Individual private pensions, also known as non-workplace pensions, collectively represent approximately £400 billion assets under management, according to FCA estimates, which is more than twice the amount invested in contract-based defined contribution workplace pensions. The FCA also said that research suggests that at least a quarter of adults in the UK have accumulated benefits in non-workplace pensions.

The FCA said it is seeking feedback to better understand the market for non-workplace pensions, including whether competition is working well, and if there are issues that need to be addressed  to protect consumers.

“In recent years we, alongside the Department for Work and Pensions and The Pensions Regulator, have taken a number of steps to address weaknesses in the workplace pensions market,” said Christopher Woolard, FCA’s head of strategy and competition. “We believe it is now right to look at the other side of the picture and assess whether competition is working in non-workplace pensions. We want to hear from anyone with an interest in this subject about how they think the market is working.”

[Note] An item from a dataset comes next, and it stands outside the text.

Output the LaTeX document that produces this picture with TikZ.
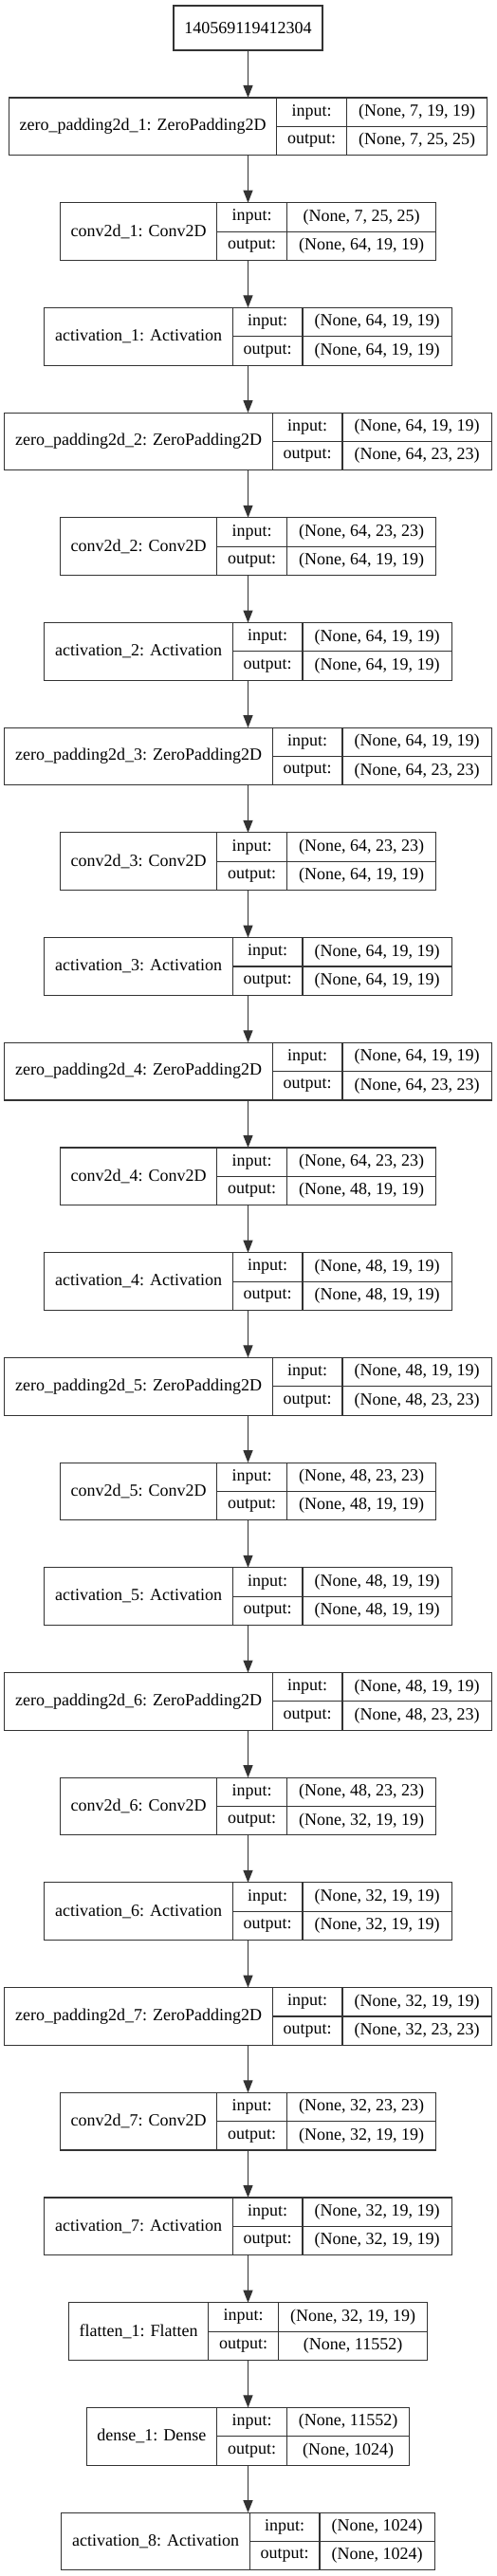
\documentclass[tikz,border=0pt]{standalone}
\usepackage{fontspec}
\setmainfont{Liberation Serif}
\usetikzlibrary{arrows.meta}

\newcommand\recfont{\fontsize{18}{21.6}\selectfont}
\newlength\wname \newlength\wlab \newlength\wval \newlength\wtot

\tikzset{
  field/.style={draw=black!80, line width=1.1pt, inner xsep=0pt, inner ysep=0pt,
    outer sep=0pt, font=\recfont, anchor=north west},
  namefield/.style={field, minimum height=60.7pt},
  halffield/.style={field, minimum height=30.35pt},
  topbox/.style={draw=black!80, line width=1.1pt, inner xsep=11.3pt, inner ysep=0pt,
    outer sep=0pt, minimum height=47pt, font=\recfont},
  arr/.style={-{Triangle[length=13pt,width=10pt]}, line width=1.1pt, draw=black!80, fill=black}
}

% one record: id, row, name, input shape, output shape
\newcommand\layer[5]{%
  \pgfmathsetmacro\ytop{103+(#2-1)*110.7}%
  \pgfinterruptpicture
    \setbox0\hbox{\normalfont\recfont #3}\global\wname=\wd0
    \setbox0\hbox{\normalfont\recfont output:}\global\wlab=\wd0
    \setbox0\hbox{\normalfont\recfont #4}\global\wval=\wd0
    \setbox0\hbox{\normalfont\recfont #5}\ifdim\wd0>\wval \global\wval=\wd0 \fi
  \endpgfinterruptpicture
  \addtolength\wname{22.6pt}\addtolength\wlab{22.6pt}\addtolength\wval{25.2pt}%
  \setlength\wtot{\wname}\addtolength\wtot{\wlab}\addtolength\wtot{\wval}%
  \node[namefield, minimum width=\wname] (#1) at ({261.5pt-0.5*\wtot},{-\ytop pt}) {#3};
  \node[halffield, minimum width=\wlab] (#1-il) at (#1.north east) {input:};
  \node[halffield, minimum width=\wlab] (#1-ol) at (#1-il.south west) {output:};
  \node[halffield, minimum width=\wval] (#1-iv) at (#1-il.north east) {#4};
  \node[halffield, minimum width=\wval] (#1-ov) at (#1-iv.south west) {#5};
  \coordinate (#1-top) at (261.5pt,{-\ytop pt});
  \coordinate (#1-bot) at (261.5pt,{-\ytop pt-60.7pt});
}

\begin{document}
\begin{tikzpicture}
\useasboundingbox (0,0) rectangle (523pt,-2716pt);

% input
\node[topbox] (input) at (261.5pt,-29.5pt) {140569119412304};

% conv blocks
\layer{zp1}{1}{zero\_padding2d\_1: ZeroPadding2D}{(None, 7, 19, 19)}{(None, 7, 25, 25)}
\layer{conv1}{2}{conv2d\_1: Conv2D}{(None, 7, 25, 25)}{(None, 64, 19, 19)}
\layer{act1}{3}{activation\_1: Activation}{(None, 64, 19, 19)}{(None, 64, 19, 19)}
\layer{zp2}{4}{zero\_padding2d\_2: ZeroPadding2D}{(None, 64, 19, 19)}{(None, 64, 23, 23)}
\layer{conv2}{5}{conv2d\_2: Conv2D}{(None, 64, 23, 23)}{(None, 64, 19, 19)}
\layer{act2}{6}{activation\_2: Activation}{(None, 64, 19, 19)}{(None, 64, 19, 19)}
\layer{zp3}{7}{zero\_padding2d\_3: ZeroPadding2D}{(None, 64, 19, 19)}{(None, 64, 23, 23)}
\layer{conv3}{8}{conv2d\_3: Conv2D}{(None, 64, 23, 23)}{(None, 64, 19, 19)}
\layer{act3}{9}{activation\_3: Activation}{(None, 64, 19, 19)}{(None, 64, 19, 19)}
\layer{zp4}{10}{zero\_padding2d\_4: ZeroPadding2D}{(None, 64, 19, 19)}{(None, 64, 23, 23)}
\layer{conv4}{11}{conv2d\_4: Conv2D}{(None, 64, 23, 23)}{(None, 48, 19, 19)}
\layer{act4}{12}{activation\_4: Activation}{(None, 48, 19, 19)}{(None, 48, 19, 19)}
\layer{zp5}{13}{zero\_padding2d\_5: ZeroPadding2D}{(None, 48, 19, 19)}{(None, 48, 23, 23)}
\layer{conv5}{14}{conv2d\_5: Conv2D}{(None, 48, 23, 23)}{(None, 48, 19, 19)}
\layer{act5}{15}{activation\_5: Activation}{(None, 48, 19, 19)}{(None, 48, 19, 19)}
\layer{zp6}{16}{zero\_padding2d\_6: ZeroPadding2D}{(None, 48, 19, 19)}{(None, 48, 23, 23)}
\layer{conv6}{17}{conv2d\_6: Conv2D}{(None, 48, 23, 23)}{(None, 32, 19, 19)}
\layer{act6}{18}{activation\_6: Activation}{(None, 32, 19, 19)}{(None, 32, 19, 19)}
\layer{zp7}{19}{zero\_padding2d\_7: ZeroPadding2D}{(None, 32, 19, 19)}{(None, 32, 23, 23)}
\layer{conv7}{20}{conv2d\_7: Conv2D}{(None, 32, 23, 23)}{(None, 32, 19, 19)}
\layer{act7}{21}{activation\_7: Activation}{(None, 32, 19, 19)}{(None, 32, 19, 19)}

% head
\layer{flat1}{22}{flatten\_1: Flatten}{(None, 32, 19, 19)}{(None, 11552)}
\layer{dense1}{23}{dense\_1: Dense}{(None, 11552)}{(None, 1024)}
\layer{act8}{24}{activation\_8: Activation}{(None, 1024)}{(None, 1024)}

% arrows
\draw[arr] (input.south) -- (zp1-top);
\draw[arr] (zp1-bot) -- (conv1-top);
\draw[arr] (conv1-bot) -- (act1-top);
\draw[arr] (act1-bot) -- (zp2-top);
\draw[arr] (zp2-bot) -- (conv2-top);
\draw[arr] (conv2-bot) -- (act2-top);
\draw[arr] (act2-bot) -- (zp3-top);
\draw[arr] (zp3-bot) -- (conv3-top);
\draw[arr] (conv3-bot) -- (act3-top);
\draw[arr] (act3-bot) -- (zp4-top);
\draw[arr] (zp4-bot) -- (conv4-top);
\draw[arr] (conv4-bot) -- (act4-top);
\draw[arr] (act4-bot) -- (zp5-top);
\draw[arr] (zp5-bot) -- (conv5-top);
\draw[arr] (conv5-bot) -- (act5-top);
\draw[arr] (act5-bot) -- (zp6-top);
\draw[arr] (zp6-bot) -- (conv6-top);
\draw[arr] (conv6-bot) -- (act6-top);
\draw[arr] (act6-bot) -- (zp7-top);
\draw[arr] (zp7-bot) -- (conv7-top);
\draw[arr] (conv7-bot) -- (act7-top);
\draw[arr] (act7-bot) -- (flat1-top);
\draw[arr] (flat1-bot) -- (dense1-top);
\draw[arr] (dense1-bot) -- (act8-top);

\end{tikzpicture}
\end{document}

The FCA said it is looking to understand how the differences and similarities between the workplace and non-workplace markets impact competition and consumer outcomes. In particular, its areas of focus include:

  • Product complexity. The FCA said most pensions are complicated products, and product performance may not become apparent for many years.
  • Factors that may reduce consumer motivation and ability to invest time and effort in making pension-related decisions.
  • Whether customers can identify and easily move to more competitive products.
  • Fund choice and the use of defaults. The FCA is concerned that informal defaults may be operating in the market for non-workplace pensions that are not subject to the same protection as defaults in workplace pensions.

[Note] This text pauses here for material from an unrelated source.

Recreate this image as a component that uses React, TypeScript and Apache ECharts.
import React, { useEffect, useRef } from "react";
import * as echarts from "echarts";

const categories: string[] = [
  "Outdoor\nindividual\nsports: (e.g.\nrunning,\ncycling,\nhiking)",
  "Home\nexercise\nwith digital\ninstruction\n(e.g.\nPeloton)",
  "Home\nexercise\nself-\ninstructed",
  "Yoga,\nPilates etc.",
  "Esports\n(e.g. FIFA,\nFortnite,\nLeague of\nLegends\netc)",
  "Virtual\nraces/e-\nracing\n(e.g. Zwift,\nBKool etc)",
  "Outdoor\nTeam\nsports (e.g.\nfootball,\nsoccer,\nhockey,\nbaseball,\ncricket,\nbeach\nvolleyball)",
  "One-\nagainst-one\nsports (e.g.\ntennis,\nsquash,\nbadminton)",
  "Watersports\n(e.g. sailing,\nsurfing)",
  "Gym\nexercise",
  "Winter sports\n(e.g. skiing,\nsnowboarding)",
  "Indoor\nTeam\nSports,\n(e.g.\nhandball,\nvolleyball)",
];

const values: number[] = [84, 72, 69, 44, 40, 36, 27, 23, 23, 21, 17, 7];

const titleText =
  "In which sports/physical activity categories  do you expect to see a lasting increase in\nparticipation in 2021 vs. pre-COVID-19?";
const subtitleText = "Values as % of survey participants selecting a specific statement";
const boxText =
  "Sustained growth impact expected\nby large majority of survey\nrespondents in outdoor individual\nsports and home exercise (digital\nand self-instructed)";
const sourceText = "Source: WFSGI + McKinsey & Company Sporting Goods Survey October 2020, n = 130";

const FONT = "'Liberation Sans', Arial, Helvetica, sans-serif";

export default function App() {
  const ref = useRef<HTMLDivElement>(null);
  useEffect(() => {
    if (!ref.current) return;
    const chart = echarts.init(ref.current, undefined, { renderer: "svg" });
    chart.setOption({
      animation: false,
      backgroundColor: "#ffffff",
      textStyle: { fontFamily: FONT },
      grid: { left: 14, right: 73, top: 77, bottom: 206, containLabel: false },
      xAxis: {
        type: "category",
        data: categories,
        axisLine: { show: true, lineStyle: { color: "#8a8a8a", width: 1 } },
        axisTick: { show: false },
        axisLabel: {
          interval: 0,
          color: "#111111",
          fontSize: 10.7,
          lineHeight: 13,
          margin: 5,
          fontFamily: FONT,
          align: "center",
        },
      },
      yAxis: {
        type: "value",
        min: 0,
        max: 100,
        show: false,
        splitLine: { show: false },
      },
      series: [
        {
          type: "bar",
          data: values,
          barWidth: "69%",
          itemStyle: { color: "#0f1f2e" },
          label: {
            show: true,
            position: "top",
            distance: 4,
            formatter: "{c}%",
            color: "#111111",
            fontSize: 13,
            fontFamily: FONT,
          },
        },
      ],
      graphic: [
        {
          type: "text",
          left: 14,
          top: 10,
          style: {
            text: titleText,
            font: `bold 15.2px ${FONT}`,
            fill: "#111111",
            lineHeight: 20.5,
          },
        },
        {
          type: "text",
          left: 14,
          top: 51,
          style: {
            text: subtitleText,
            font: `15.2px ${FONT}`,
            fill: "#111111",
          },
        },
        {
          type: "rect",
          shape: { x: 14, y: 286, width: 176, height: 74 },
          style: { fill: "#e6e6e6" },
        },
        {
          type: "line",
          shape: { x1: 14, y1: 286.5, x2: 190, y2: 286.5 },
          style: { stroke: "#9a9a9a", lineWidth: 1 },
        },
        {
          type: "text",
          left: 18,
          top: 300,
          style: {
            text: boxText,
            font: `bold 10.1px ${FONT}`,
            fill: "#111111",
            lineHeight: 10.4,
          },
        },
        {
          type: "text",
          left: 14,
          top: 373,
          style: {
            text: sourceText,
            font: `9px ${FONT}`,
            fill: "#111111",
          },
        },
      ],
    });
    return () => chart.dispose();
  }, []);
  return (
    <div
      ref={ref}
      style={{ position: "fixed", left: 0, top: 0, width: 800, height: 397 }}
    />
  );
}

The FCA is asking for feedback to be submitted by April 27. The FCA will consider responses and then collect data to better understand any problems identified.

“We aim to understand whether competition is working well in the market for non-workplace pensions and whether or not there is a need to go further to protect consumers,” said the FCA in its report. “We think it possible that the weaknesses previously identified in the market for workplace pensions may exist, in whole or in part, in the market for non-workplace pensions.”